**Your instructions:** Retype the lines beneath this one, from the first through the line containing "plt.rcParams['font.family'] = ['Open". Pictures are left out.

==== Data lines

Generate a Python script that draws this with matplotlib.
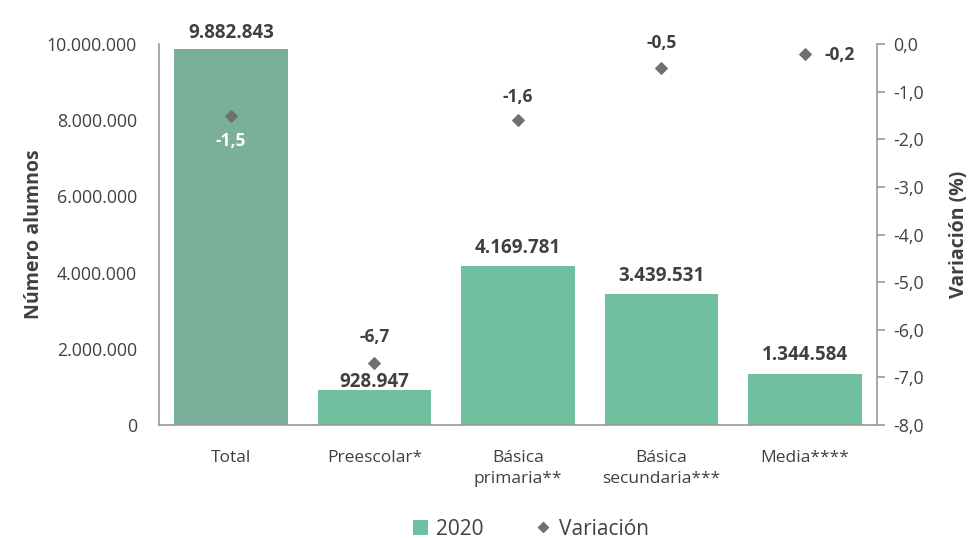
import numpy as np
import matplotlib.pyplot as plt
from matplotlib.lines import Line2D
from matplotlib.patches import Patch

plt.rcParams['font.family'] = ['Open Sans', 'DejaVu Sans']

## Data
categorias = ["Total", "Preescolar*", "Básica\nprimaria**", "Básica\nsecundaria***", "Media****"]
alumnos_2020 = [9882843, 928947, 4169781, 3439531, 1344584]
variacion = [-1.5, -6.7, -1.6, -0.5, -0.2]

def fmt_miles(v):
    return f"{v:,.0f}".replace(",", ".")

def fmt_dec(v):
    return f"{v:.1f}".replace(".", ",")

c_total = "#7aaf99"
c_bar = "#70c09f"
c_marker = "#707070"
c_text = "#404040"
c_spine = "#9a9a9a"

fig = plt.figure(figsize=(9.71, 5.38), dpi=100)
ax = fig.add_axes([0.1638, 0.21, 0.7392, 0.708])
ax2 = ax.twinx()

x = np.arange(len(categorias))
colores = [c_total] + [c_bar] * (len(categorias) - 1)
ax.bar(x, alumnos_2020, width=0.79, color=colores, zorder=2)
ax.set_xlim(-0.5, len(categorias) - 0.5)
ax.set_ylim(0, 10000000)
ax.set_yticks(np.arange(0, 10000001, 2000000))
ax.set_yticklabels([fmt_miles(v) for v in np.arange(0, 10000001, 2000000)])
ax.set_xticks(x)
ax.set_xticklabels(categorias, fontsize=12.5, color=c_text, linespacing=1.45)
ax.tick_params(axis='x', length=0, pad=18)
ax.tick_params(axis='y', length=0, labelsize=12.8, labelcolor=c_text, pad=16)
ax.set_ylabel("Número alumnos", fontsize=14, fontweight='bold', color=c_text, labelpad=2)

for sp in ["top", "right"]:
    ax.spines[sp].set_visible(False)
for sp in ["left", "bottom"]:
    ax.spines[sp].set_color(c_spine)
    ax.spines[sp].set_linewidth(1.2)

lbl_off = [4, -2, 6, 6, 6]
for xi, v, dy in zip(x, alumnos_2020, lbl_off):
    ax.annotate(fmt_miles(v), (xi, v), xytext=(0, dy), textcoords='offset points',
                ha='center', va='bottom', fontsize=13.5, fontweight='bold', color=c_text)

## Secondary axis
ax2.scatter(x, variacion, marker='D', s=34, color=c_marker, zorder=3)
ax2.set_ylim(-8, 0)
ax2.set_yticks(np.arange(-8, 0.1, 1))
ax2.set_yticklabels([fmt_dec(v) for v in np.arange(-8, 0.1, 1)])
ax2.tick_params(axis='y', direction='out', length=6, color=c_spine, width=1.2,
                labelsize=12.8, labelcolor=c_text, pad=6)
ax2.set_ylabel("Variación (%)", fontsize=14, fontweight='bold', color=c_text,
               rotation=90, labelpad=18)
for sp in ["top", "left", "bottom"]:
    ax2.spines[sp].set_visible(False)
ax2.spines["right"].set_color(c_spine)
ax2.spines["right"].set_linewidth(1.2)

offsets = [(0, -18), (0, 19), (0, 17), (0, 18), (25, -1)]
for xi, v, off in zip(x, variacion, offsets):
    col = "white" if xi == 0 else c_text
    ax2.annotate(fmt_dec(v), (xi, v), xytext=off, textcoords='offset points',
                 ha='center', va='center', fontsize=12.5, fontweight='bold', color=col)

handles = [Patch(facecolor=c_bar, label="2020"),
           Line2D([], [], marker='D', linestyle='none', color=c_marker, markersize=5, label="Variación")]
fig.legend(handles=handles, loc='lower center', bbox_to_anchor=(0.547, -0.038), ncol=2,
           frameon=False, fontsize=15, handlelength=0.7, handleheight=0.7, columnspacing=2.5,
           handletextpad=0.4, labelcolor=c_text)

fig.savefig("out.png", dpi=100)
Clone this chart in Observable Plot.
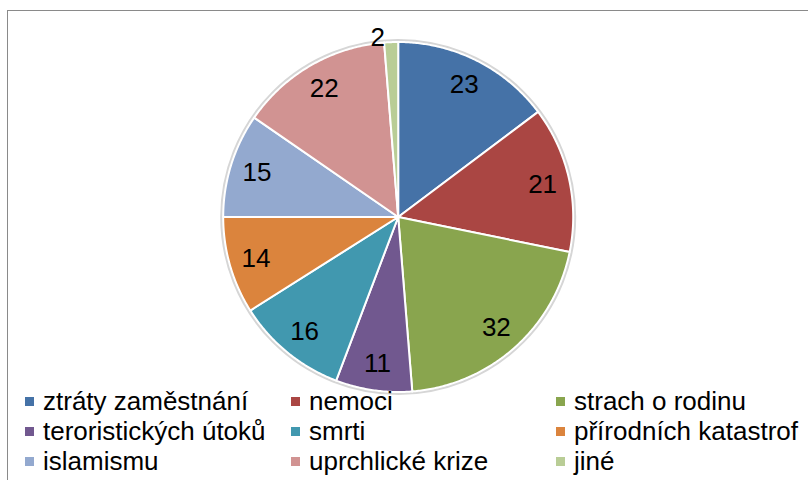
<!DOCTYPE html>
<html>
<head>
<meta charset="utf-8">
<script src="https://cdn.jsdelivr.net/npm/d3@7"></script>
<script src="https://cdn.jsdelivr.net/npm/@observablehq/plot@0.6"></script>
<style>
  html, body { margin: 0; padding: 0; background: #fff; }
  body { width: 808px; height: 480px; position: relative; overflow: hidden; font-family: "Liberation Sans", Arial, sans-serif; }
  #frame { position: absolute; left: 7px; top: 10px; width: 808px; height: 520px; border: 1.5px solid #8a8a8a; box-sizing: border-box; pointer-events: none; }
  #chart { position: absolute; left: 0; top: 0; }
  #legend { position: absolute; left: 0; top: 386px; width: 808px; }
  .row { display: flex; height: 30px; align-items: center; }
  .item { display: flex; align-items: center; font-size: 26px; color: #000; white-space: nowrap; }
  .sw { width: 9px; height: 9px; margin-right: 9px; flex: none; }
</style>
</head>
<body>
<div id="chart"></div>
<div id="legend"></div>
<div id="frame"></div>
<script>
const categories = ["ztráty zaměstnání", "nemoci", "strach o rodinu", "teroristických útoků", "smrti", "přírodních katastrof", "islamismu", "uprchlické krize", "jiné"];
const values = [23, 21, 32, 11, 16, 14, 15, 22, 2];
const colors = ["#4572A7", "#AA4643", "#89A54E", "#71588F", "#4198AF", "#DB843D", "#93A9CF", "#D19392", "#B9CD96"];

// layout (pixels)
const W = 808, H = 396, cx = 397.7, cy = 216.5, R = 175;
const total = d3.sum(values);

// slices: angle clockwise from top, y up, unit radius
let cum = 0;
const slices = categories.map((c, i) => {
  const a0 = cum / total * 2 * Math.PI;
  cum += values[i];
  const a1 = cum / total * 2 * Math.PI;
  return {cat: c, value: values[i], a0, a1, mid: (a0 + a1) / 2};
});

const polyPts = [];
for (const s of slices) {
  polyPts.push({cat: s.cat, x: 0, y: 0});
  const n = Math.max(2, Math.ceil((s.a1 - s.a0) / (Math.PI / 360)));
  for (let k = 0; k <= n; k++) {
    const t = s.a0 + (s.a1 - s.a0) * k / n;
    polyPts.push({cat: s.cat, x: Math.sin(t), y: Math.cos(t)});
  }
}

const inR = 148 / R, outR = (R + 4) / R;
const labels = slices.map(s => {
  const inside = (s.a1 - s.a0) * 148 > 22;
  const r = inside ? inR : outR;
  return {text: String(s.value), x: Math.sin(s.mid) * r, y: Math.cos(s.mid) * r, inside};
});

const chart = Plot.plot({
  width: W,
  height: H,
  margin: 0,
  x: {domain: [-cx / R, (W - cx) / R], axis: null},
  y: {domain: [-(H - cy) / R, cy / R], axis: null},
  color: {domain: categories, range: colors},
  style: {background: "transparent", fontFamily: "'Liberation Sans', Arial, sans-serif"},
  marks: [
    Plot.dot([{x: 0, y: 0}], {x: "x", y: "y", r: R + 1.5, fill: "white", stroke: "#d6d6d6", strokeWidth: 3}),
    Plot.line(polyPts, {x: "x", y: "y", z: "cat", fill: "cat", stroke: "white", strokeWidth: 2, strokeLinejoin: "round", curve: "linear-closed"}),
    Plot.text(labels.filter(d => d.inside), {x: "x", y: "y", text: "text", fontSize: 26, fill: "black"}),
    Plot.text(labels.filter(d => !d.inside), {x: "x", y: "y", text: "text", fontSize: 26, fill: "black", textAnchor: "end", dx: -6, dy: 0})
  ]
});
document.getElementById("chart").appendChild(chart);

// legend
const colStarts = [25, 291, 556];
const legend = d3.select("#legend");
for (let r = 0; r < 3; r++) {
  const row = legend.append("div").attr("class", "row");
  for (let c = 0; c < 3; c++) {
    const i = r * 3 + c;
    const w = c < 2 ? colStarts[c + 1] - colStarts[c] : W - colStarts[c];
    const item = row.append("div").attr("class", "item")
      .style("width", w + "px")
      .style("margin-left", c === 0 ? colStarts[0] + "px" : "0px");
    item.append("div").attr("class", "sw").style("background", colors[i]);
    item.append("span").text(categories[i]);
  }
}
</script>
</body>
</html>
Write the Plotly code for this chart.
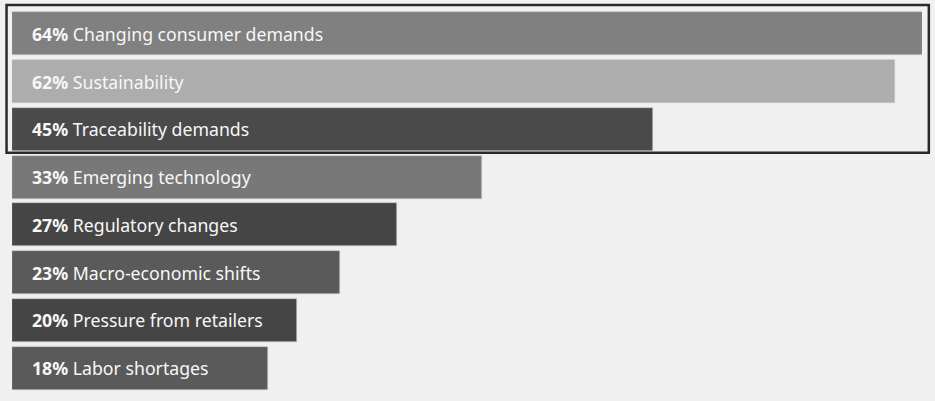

========

**Output:**
Generate a Python script that draws this with matplotlib.
import numpy as np
import matplotlib.pyplot as plt
from matplotlib.lines import Line2D
from matplotlib.patches import Patch

plt.rcParams['font.family'] = ['Open Sans', 'DejaVu Sans']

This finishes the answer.